_Dataset content_
####################
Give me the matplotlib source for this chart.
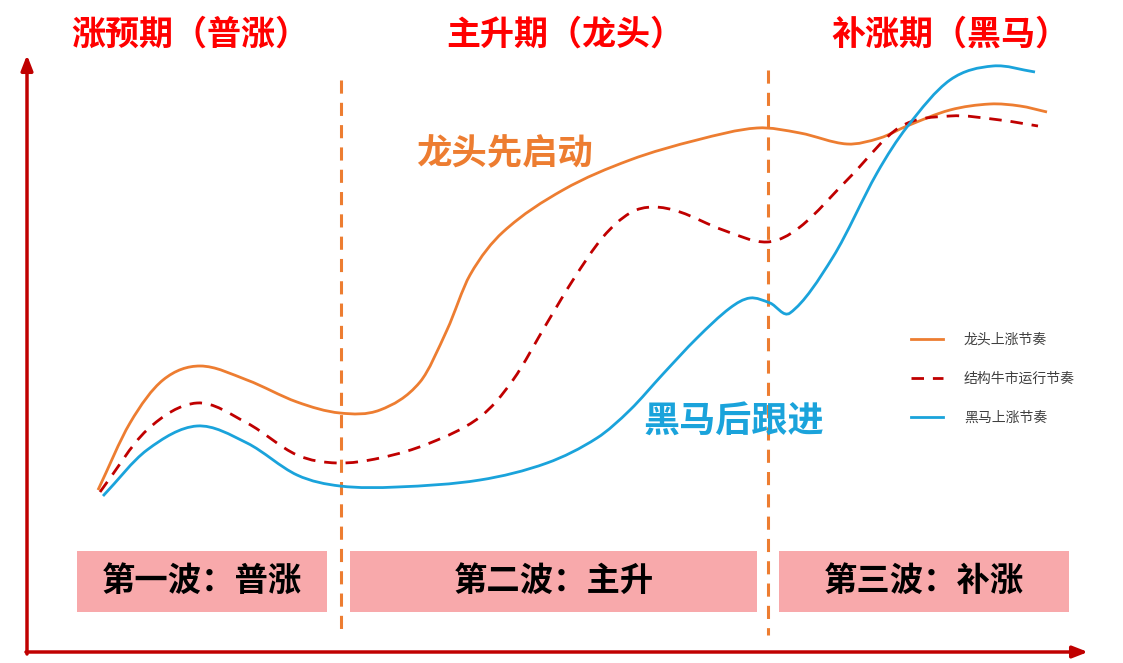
import matplotlib
matplotlib.use('Agg')
import matplotlib.pyplot as plt
from matplotlib.path import Path
from matplotlib.patches import PathPatch, Rectangle
from matplotlib.lines import Line2D
import numpy as np

plt.rcParams['font.family'] = ['Noto Sans CJK SC', 'DejaVu Sans']

# ---- data (x = time position, y = screen-level position, smaller = higher) ----
leader_x = [98, 130, 163, 200, 247, 297, 340, 380, 420, 447, 470, 503, 563, 630, 697, 757, 800, 847, 880, 907, 950, 990, 1020, 1047]
leader_y = [490, 423, 380, 366, 380, 402, 413, 410, 382, 330, 275, 232, 190, 160, 140, 128, 133, 144, 138, 126, 110, 104, 106, 112]

market_x = [100, 147, 197, 247, 297, 337, 380, 430, 480, 513, 547, 573, 603, 630, 653, 680, 723, 767, 800, 850, 900, 950, 1000, 1038]
market_y = [492, 430, 403, 423, 455, 463, 458, 443, 417, 380, 323, 280, 237, 213, 207, 212, 230, 242, 227, 177, 127, 116, 120, 126]

horse_x = [103, 147, 197, 247, 297, 340, 397, 480, 547, 597, 630, 663, 697, 730, 750, 770, 790, 833, 877, 907, 950, 993, 1035]
horse_y = [496, 450, 426, 443, 475, 486, 487, 480, 463, 438, 410, 374, 338, 308, 298, 303, 313, 257, 173, 127, 80, 66, 72]

series_labels = ['龙头上涨节奏', '结构牛市运行节奏', '黑马上涨节奏']
phase_titles = ['涨预期（普涨）', '主升期（龙头）', '补涨期（黑马）']
phase_title_x = [190, 565, 950]
wave_labels = ['第一波：普涨', '第二波：主升', '第三波：补涨']
wave_left = [77, 350, 779]
wave_right = [327, 757, 1069]
divider_x = [341, 768]

ORANGE = '#ED7D31'
DARKRED = '#C00000'
BLUE = '#1AA3DB'
PINK = '#F8A9AB'

fig = plt.figure(figsize=(11.23, 6.63), dpi=100)
ax = fig.add_axes([0, 0, 1, 1])
ax.set_xlim(0, 1123)
ax.set_ylim(663, 0)
ax.axis('off')


def smooth_path(xs, ys):
    """Cubic Hermite curve through the points (slopes from neighbouring points)."""
    x = np.asarray(xs, float)
    y = np.asarray(ys, float)
    n = len(x)
    s = np.empty(n)
    s[1:-1] = (y[2:] - y[:-2]) / (x[2:] - x[:-2])
    s[0] = (y[1] - y[0]) / (x[1] - x[0])
    s[-1] = (y[-1] - y[-2]) / (x[-1] - x[-2])
    verts = [(x[0], y[0])]
    codes = [Path.MOVETO]
    for i in range(n - 1):
        dx = x[i + 1] - x[i]
        verts += [(x[i] + dx / 3, y[i] + s[i] * dx / 3),
                  (x[i + 1] - dx / 3, y[i + 1] - s[i + 1] * dx / 3),
                  (x[i + 1], y[i + 1])]
        codes += [Path.CURVE4] * 3
    return Path(verts, codes)


# pink wave boxes
for l, r, lab in zip(wave_left, wave_right, wave_labels):
    ax.add_patch(Rectangle((l, 551), r - l, 61, facecolor=PINK, edgecolor='none', zorder=1))
    ax.text((l + r) / 2, 581, lab, ha='center', va='center', fontsize=24,
            fontweight='bold', color='black', zorder=2)

# dividers
ax.plot([divider_x[0], divider_x[0]], [80, 630], color=ORANGE, lw=2.2,
        linestyle=(0, (4.3, 3.0)), zorder=3)
ax.plot([divider_x[1], divider_x[1]], [70, 635], color=ORANGE, lw=2.2,
        linestyle=(0, (4.3, 3.0)), zorder=3)

# curves
ax.add_patch(PathPatch(smooth_path(leader_x, leader_y), fill=False, edgecolor=ORANGE,
                       lw=2.0, capstyle='butt', zorder=4))
ax.add_patch(PathPatch(smooth_path(market_x, market_y), fill=False, edgecolor=DARKRED,
                       lw=2.0, linestyle=(0, (4.5, 3.2)), capstyle='butt', zorder=4))
ax.add_patch(PathPatch(smooth_path(horse_x, horse_y), fill=False, edgecolor=BLUE,
                       lw=2.0, capstyle='butt', zorder=4))

# axes arrows
ax.annotate('', xy=(27, 55), xytext=(27, 654),
            arrowprops=dict(arrowstyle='-|>,head_length=0.9,head_width=0.35', color=DARKRED,
                            lw=2.5, shrinkA=0, shrinkB=0))
ax.annotate('', xy=(1088, 652), xytext=(26, 652),
            arrowprops=dict(arrowstyle='-|>,head_length=0.9,head_width=0.35', color=DARKRED,
                            lw=2.5, shrinkA=0, shrinkB=0))

# phase titles
for x, t in zip(phase_title_x, phase_titles):
    ax.text(x, 34, t, ha='center', va='center', fontsize=24.5, fontweight='bold', color='#FF0000')

# annotations
ax.text(505, 154, '龙头先启动', ha='center', va='center', fontsize=25.5, fontweight='bold', color=ORANGE)
ax.text(734, 422, '黑马后跟进', ha='center', va='center', fontsize=26, fontweight='bold', color=BLUE)

# legend
handles = [Line2D([], [], color=ORANGE, lw=2.0),
           Line2D([], [], color=DARKRED, lw=2.0, linestyle=(0, (4.5, 3.2))),
           Line2D([], [], color=BLUE, lw=2.0)]
leg = ax.legend(handles, series_labels, loc='center left', bbox_to_anchor=(911 / 1123, 1 - 379 / 663),
                frameon=False, fontsize=10, handlelength=2.3, handletextpad=1.5,
                labelspacing=1.8, borderpad=0.0, borderaxespad=0.0)
for t in leg.get_texts():
    t.set_color('#404040')

fig.savefig('out.png', dpi=100)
####################
_Exercise prompt_
Starting at the top of the listing above, please restate word for word each line up to and including the one that holds "116, 120, 126]", omitting every image.

_Reply to the exercise_
Give me the matplotlib source for this chart.
import matplotlib
matplotlib.use('Agg')
import matplotlib.pyplot as plt
from matplotlib.path import Path
from matplotlib.patches import PathPatch, Rectangle
from matplotlib.lines import Line2D
import numpy as np

plt.rcParams['font.family'] = ['Noto Sans CJK SC', 'DejaVu Sans']

# ---- data (x = time position, y = screen-level position, smaller = higher) ----
leader_x = [98, 130, 163, 200, 247, 297, 340, 380, 420, 447, 470, 503, 563, 630, 697, 757, 800, 847, 880, 907, 950, 990, 1020, 1047]
leader_y = [490, 423, 380, 366, 380, 402, 413, 410, 382, 330, 275, 232, 190, 160, 140, 128, 133, 144, 138, 126, 110, 104, 106, 112]

market_x = [100, 147, 197, 247, 297, 337, 380, 430, 480, 513, 547, 573, 603, 630, 653, 680, 723, 767, 800, 850, 900, 950, 1000, 1038]
market_y = [492, 430, 403, 423, 455, 463, 458, 443, 417, 380, 323, 280, 237, 213, 207, 212, 230, 242, 227, 177, 127, 116, 120, 126]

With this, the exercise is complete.